Given request. Identify all lines in the listing that include the word "this", and copy them out.

** start of Task inputs **

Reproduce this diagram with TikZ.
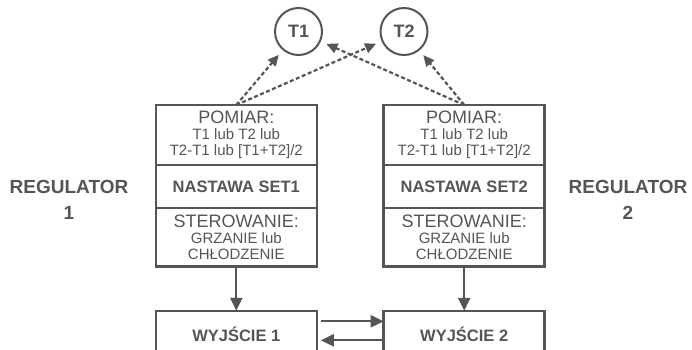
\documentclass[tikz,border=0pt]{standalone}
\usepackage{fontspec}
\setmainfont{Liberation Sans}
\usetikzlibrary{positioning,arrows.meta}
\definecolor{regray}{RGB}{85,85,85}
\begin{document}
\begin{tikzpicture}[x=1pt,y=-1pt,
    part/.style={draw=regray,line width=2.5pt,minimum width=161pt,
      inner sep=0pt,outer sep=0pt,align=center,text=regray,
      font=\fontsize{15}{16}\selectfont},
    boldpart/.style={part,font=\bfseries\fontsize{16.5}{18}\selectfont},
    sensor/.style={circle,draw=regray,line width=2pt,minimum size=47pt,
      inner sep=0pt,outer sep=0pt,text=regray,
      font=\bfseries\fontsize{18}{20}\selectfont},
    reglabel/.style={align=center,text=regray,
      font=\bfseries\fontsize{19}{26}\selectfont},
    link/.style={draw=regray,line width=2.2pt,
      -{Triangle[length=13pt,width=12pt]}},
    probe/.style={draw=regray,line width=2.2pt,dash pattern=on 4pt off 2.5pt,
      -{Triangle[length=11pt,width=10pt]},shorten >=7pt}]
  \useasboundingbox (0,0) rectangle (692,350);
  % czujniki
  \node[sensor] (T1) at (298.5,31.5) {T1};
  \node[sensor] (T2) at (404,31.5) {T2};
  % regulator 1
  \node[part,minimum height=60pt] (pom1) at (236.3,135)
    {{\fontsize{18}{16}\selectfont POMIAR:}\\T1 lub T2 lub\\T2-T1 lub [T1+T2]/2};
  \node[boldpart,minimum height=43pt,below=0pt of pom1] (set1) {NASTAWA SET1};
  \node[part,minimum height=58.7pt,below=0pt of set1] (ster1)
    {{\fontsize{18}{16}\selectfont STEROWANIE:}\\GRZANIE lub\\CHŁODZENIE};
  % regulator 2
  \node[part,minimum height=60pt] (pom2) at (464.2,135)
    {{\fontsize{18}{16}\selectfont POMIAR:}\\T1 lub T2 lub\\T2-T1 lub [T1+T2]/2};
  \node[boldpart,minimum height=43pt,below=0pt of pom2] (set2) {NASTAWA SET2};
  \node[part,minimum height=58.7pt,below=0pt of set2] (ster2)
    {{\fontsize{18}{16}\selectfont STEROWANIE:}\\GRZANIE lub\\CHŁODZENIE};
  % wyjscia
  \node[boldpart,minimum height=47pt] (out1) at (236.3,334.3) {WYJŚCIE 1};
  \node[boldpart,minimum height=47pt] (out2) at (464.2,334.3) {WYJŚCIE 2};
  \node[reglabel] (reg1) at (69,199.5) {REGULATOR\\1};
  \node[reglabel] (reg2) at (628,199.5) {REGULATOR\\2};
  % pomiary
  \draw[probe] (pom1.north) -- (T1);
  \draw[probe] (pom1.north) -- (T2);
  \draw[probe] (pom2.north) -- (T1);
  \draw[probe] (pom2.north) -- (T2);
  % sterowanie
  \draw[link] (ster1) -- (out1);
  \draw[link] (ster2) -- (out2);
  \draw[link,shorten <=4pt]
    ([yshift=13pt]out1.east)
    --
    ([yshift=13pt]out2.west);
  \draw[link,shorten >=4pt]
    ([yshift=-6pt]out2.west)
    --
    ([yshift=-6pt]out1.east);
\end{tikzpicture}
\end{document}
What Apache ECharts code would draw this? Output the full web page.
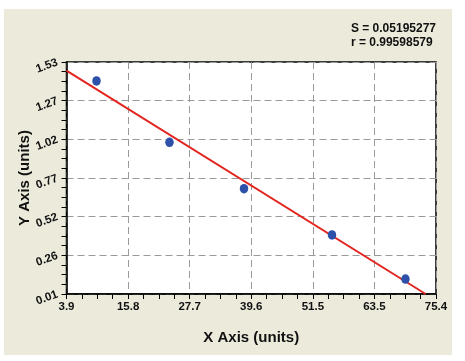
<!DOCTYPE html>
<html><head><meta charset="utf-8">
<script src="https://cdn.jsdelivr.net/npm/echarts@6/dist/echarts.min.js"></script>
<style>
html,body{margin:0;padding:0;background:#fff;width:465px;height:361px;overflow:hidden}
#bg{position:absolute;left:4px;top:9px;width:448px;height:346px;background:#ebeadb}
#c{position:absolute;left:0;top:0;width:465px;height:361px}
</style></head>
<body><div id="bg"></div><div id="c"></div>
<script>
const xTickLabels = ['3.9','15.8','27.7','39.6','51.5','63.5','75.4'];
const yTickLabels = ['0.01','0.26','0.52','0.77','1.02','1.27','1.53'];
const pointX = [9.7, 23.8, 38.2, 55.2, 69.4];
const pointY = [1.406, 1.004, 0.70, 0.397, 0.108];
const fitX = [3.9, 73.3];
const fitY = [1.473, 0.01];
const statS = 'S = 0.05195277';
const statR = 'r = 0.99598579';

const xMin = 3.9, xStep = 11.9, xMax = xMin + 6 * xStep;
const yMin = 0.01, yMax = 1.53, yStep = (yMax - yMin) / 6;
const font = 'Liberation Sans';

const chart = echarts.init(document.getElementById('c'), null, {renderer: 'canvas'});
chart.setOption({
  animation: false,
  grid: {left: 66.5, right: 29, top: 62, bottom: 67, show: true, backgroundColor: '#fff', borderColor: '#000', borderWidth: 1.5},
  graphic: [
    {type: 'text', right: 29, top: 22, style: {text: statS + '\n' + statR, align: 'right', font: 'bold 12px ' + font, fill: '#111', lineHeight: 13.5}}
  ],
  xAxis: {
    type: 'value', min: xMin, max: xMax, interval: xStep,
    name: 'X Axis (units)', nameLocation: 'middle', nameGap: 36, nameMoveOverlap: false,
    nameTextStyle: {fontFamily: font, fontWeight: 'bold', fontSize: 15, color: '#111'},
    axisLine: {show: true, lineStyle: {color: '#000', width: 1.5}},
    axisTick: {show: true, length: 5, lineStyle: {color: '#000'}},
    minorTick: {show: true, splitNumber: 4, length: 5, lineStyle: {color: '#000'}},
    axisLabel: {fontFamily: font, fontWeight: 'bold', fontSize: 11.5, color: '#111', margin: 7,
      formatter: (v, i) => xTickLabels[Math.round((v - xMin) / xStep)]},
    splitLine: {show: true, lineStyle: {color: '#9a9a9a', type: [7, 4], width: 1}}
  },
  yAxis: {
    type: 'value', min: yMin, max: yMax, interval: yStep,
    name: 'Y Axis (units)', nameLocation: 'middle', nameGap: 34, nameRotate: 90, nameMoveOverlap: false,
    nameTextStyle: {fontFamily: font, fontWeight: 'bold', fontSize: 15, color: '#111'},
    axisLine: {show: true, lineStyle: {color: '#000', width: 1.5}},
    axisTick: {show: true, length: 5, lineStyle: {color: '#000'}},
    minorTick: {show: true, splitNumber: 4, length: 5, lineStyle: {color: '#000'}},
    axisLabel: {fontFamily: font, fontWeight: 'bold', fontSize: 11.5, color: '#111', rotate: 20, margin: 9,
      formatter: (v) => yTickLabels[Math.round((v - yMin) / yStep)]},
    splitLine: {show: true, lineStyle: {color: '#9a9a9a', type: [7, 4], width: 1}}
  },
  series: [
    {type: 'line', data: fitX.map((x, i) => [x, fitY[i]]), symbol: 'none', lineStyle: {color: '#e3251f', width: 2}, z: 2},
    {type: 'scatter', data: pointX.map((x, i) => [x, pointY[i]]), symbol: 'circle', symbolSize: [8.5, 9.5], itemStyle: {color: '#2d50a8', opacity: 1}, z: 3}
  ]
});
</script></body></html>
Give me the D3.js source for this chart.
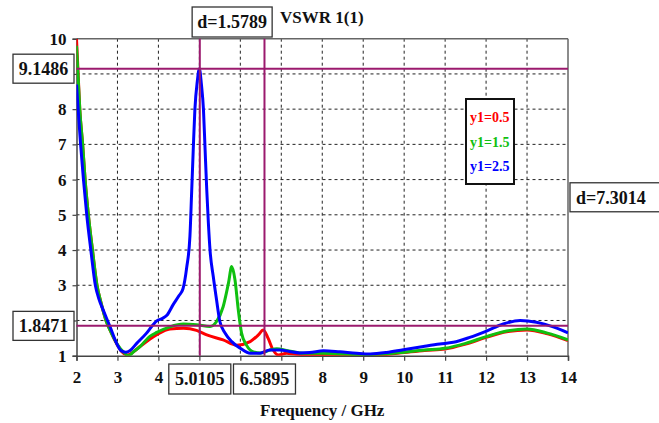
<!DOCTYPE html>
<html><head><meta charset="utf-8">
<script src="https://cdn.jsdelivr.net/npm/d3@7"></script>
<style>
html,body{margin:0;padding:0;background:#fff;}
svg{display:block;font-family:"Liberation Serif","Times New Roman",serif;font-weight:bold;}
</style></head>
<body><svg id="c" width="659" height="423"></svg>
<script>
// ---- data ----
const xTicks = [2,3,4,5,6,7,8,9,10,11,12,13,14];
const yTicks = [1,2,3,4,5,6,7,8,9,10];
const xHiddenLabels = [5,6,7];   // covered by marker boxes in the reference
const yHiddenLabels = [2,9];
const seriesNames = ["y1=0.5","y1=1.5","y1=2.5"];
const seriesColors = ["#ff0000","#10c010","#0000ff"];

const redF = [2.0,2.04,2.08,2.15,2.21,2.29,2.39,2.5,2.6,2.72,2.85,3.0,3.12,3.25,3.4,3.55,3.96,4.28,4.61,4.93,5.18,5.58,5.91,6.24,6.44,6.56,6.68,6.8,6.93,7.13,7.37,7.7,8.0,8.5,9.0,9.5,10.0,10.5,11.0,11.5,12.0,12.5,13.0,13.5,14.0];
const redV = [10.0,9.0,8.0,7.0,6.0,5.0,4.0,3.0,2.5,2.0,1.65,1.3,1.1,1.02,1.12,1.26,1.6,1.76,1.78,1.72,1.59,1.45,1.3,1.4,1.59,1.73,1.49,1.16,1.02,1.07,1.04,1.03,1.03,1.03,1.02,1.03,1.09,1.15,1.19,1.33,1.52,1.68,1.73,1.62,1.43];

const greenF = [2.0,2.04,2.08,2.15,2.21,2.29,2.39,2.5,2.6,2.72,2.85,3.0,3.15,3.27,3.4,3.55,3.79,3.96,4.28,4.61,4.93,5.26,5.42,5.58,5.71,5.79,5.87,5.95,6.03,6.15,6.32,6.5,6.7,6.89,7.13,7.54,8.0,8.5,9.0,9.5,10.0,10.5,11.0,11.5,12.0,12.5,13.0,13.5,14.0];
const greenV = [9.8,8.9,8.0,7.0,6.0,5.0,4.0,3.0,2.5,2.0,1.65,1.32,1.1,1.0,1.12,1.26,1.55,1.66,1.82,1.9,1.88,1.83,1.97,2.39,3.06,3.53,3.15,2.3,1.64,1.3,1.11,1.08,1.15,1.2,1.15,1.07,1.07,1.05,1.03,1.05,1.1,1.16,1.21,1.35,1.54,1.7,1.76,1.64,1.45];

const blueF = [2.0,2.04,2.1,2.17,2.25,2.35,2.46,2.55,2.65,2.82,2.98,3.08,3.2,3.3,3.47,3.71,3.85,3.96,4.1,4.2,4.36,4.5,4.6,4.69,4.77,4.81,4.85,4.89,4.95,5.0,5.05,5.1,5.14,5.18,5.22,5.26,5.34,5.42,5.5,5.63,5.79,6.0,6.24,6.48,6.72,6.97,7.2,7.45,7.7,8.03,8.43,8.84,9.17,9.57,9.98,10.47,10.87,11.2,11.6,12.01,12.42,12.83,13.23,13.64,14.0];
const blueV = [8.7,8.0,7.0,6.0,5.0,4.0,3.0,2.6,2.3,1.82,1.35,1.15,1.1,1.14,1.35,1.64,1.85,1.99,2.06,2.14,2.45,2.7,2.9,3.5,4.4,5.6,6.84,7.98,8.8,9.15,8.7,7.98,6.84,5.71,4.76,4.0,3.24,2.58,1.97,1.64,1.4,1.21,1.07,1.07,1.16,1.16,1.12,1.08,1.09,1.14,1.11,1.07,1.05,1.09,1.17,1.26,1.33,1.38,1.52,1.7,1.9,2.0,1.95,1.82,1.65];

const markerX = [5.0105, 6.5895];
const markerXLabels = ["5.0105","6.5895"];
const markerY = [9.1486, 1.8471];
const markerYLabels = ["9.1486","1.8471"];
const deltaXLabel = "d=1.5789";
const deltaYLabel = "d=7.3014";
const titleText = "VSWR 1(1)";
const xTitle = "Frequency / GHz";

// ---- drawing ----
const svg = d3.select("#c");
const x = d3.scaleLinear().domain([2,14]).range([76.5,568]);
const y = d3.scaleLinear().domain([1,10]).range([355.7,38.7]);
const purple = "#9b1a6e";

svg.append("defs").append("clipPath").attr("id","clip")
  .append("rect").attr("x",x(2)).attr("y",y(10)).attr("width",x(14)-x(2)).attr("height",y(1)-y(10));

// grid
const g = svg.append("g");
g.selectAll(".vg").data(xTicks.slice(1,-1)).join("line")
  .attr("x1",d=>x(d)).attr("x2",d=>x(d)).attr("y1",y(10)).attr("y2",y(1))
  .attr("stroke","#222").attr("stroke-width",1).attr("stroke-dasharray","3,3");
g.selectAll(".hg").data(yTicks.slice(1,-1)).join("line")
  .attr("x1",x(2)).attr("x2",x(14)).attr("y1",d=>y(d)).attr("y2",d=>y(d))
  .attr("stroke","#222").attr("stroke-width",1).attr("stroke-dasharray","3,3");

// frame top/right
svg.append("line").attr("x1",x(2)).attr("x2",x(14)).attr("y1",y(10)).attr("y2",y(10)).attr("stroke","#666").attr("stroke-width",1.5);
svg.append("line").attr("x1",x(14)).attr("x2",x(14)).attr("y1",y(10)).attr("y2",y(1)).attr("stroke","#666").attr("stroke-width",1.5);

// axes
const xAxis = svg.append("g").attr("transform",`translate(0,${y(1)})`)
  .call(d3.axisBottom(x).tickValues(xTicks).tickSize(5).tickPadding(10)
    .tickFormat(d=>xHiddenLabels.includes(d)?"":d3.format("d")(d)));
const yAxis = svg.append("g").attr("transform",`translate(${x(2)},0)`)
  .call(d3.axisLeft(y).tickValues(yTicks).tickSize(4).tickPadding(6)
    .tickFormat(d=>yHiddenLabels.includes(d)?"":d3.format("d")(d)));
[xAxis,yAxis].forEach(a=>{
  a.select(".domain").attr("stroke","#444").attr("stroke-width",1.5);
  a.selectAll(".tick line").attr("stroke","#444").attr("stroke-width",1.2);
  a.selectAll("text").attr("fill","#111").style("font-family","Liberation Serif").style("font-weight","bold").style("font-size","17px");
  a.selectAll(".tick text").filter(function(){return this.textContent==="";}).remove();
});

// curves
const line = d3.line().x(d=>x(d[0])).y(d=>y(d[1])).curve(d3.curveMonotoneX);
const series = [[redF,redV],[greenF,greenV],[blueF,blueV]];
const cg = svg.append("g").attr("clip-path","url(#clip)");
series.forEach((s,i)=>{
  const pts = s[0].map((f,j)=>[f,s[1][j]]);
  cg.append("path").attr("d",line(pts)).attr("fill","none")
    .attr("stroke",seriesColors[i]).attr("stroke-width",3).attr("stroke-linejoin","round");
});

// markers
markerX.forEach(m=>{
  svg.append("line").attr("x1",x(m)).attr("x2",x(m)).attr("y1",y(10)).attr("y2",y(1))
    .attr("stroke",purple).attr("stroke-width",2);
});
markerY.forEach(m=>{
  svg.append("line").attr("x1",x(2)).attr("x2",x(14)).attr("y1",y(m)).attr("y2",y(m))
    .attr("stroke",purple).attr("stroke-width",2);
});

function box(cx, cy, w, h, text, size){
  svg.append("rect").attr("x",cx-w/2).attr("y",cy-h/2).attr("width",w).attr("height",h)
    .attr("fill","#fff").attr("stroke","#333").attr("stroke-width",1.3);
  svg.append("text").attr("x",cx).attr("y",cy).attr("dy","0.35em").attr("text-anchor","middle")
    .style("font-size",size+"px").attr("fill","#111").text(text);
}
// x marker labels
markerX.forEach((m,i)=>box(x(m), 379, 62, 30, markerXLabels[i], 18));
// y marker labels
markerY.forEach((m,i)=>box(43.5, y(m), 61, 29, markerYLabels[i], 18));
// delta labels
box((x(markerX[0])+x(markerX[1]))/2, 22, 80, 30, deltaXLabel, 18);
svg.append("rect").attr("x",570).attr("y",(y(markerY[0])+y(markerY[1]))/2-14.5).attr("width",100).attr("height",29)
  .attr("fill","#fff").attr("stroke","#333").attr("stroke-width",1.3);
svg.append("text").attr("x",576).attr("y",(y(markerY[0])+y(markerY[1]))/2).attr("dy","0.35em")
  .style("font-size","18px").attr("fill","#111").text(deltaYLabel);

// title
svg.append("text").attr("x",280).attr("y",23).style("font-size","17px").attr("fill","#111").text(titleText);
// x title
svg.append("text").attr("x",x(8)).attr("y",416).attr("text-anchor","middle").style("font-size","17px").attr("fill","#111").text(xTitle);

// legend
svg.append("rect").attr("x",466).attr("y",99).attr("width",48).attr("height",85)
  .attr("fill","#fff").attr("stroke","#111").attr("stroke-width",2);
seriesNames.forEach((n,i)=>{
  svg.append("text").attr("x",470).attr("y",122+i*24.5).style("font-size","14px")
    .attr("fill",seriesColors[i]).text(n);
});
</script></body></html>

** end of Task inputs **

Answer below.
Reproduce this diagram with TikZ.
What Apache ECharts code would draw this? Output the full web page.
Give me the D3.js source for this chart.
  a.selectAll(".tick text").filter(function(){return this.textContent==="";}).remove();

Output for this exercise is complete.